WHAT TO PRODUCE:
Below is a listing to write out in full, exactly as given, without its pictures.

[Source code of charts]
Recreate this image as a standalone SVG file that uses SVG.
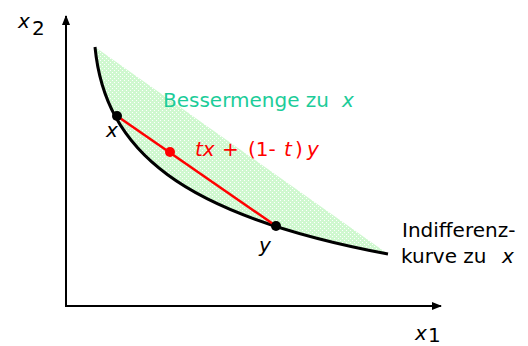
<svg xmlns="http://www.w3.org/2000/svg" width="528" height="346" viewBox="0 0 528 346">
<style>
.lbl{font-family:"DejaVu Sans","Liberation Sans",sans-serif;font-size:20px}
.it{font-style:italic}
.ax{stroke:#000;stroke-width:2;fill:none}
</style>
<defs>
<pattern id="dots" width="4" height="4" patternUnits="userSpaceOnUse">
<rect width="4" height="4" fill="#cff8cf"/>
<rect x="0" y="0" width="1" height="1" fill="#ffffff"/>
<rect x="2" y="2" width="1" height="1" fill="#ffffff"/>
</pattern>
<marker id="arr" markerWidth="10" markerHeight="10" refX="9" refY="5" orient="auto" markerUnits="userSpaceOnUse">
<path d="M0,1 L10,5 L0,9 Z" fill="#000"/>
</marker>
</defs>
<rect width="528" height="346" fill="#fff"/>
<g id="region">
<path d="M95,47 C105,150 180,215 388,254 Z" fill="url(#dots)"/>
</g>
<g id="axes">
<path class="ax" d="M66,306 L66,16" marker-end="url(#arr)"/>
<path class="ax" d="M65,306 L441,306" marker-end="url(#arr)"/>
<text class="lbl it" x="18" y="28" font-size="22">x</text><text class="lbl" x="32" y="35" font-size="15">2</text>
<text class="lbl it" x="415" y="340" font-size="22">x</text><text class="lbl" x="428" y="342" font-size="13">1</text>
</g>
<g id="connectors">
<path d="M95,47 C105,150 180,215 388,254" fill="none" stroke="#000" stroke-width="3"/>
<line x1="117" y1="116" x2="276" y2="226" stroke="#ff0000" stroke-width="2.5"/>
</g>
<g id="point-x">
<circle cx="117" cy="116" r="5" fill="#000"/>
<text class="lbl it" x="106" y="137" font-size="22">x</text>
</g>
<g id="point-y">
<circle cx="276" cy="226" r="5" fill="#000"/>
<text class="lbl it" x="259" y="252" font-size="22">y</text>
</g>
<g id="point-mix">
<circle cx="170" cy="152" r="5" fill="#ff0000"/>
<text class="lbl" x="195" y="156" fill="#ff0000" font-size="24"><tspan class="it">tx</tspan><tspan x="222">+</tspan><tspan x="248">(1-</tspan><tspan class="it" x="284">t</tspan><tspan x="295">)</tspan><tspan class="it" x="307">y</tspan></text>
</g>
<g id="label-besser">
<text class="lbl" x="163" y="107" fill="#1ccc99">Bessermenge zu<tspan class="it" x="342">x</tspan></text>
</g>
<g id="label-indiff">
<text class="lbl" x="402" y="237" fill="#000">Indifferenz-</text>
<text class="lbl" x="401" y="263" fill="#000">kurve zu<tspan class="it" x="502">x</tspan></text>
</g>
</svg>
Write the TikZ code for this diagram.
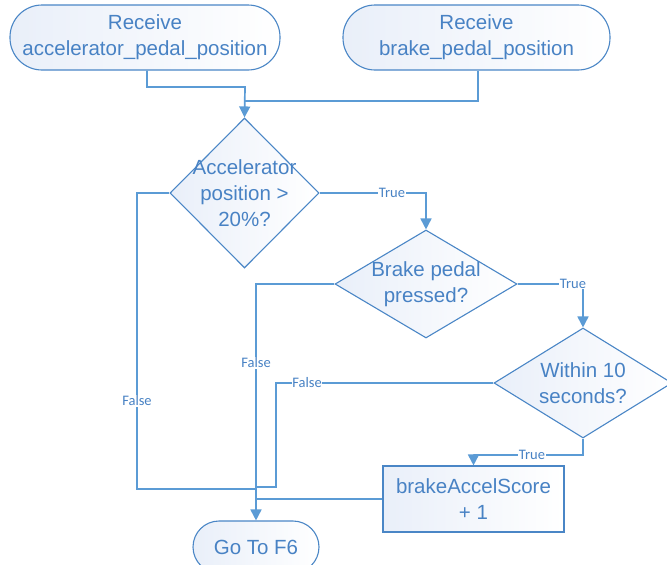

CORRECT ANSWER:
Recreate this image as a standalone SVG file that uses SVG.
<svg xmlns="http://www.w3.org/2000/svg" width="528" height="346" viewBox="0 0 528 346">
<style>
.lbl{font-family:"DejaVu Sans","Liberation Sans",sans-serif;font-size:20px}
.it{font-style:italic}
.ax{stroke:#000;stroke-width:2;fill:none}
</style>
<defs>
<pattern id="dots" width="4" height="4" patternUnits="userSpaceOnUse">
<rect width="4" height="4" fill="#cff8cf"/>
<rect x="0" y="0" width="1" height="1" fill="#ffffff"/>
<rect x="2" y="2" width="1" height="1" fill="#ffffff"/>
</pattern>
<marker id="arr" markerWidth="10" markerHeight="10" refX="9" refY="5" orient="auto" markerUnits="userSpaceOnUse">
<path d="M0,1 L10,5 L0,9 Z" fill="#000"/>
</marker>
</defs>
<rect width="528" height="346" fill="#fff"/>
<g id="region">
<path d="M95,47 C105,150 180,215 388,254 Z" fill="url(#dots)"/>
</g>
<g id="axes">
<path class="ax" d="M66,306 L66,16" marker-end="url(#arr)"/>
<path class="ax" d="M65,306 L441,306" marker-end="url(#arr)"/>
<text class="lbl it" x="18" y="28" font-size="22">x</text><text class="lbl" x="32" y="35" font-size="15">2</text>
<text class="lbl it" x="415" y="340" font-size="22">x</text><text class="lbl" x="428" y="342" font-size="13">1</text>
</g>
<g id="connectors">
<path d="M95,47 C105,150 180,215 388,254" fill="none" stroke="#000" stroke-width="3"/>
<line x1="117" y1="116" x2="276" y2="226" stroke="#ff0000" stroke-width="2.5"/>
</g>
<g id="point-x">
<circle cx="117" cy="116" r="5" fill="#000"/>
<text class="lbl it" x="106" y="137" font-size="22">x</text>
</g>
<g id="point-y">
<circle cx="276" cy="226" r="5" fill="#000"/>
<text class="lbl it" x="259" y="252" font-size="22">y</text>
</g>
<g id="point-mix">
<circle cx="170" cy="152" r="5" fill="#ff0000"/>
<text class="lbl" x="195" y="156" fill="#ff0000" font-size="24"><tspan class="it">tx</tspan><tspan x="222">+</tspan><tspan x="248">(1-</tspan><tspan class="it" x="284">t</tspan><tspan x="295">)</tspan><tspan class="it" x="307">y</tspan></text>
</g>
<g id="label-besser">
<text class="lbl" x="163" y="107" fill="#1ccc99">Bessermenge zu<tspan class="it" x="342">x</tspan></text>
</g>
<g id="label-indiff">
<text class="lbl" x="402" y="237" fill="#000">Indifferenz-</text>
<text class="lbl" x="401" y="263" fill="#000">kurve zu<tspan class="it" x="502">x</tspan></text>
</g>
</svg>
Write the TikZ code for this diagram.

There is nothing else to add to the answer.